Понятное дело, блатной экспедиционный корпус на самом деле был подготовлен ментами — как бы иначе группу качков пропустили в отряд, где живут зэки из хозобслуги? Для этого надо минимум несколько локальных участков открыть. А так получилось очень удачно: и барыги напуганы, и бродяги изолированы.
Я тем временем пошел к блатным лагеря выяснять, шерсть я все-таки или не шерсть. Блатные заверили, что нет, ибо шерсть — это имя, а имя может дать только вор, но не бродяга. Ну и начали разные бродяги со всей страны заходить в лагерь и разбираться в этом вопросе. Блатных хлебом не корми — дай порамсить. В результате Башир и Гело сказали, что я их не так понял и шерстью они меня не называли. Но и братом тоже не назвали. Короче, неопределенность бесит ужасно.
Со временем неопределенность становилась все более пугающей.
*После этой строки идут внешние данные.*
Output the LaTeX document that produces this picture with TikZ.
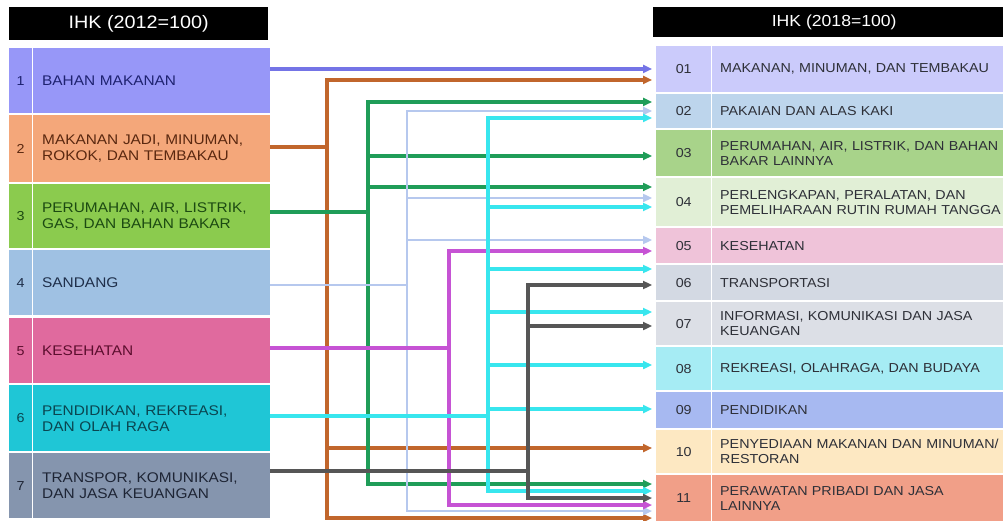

Я так долго пробыл в отряде, что приобрел там статус представителя криминального мира. Баландеры обращались ко мне как к арбитру, а некоторые даже называли единственным мужиком в бараке, чем меня немало смущали. Все же я к криминальному миру имел такое же отношение, как Пол Пот — к благотворительности. Честно говоря, позиция смотрящего за баландерским отрядом меня совершенно не привлекала. Но, так или иначе, зэкам, которых пытались закинуть в восьмой отряд, советовали там обращаться ко мне. Я объяснял, что заходить в отряд не надо.
Это был какой-то маразматический ритуал. Пару зэков заводили в локальный участок. Они там резали себе вены. Их уводили в санчасть и перевязывали, а потом поднимали в людской отряд. Все происходило рутинно, как на конвейере. У меня даже были заготовлены станки, и тем, кто не хотел подниматься в отряд № 8, я их выдавал для членовредительства. Резались они при этом скорее символически (есть такие места на предплечьях, которые можно порезать без особого вреда). Такая проверка зэка. Но выглядит крайне тупо. Какой-то гребаный пионерский лагерь «Лопушок», а не вселяющая ужас русская тюрьма.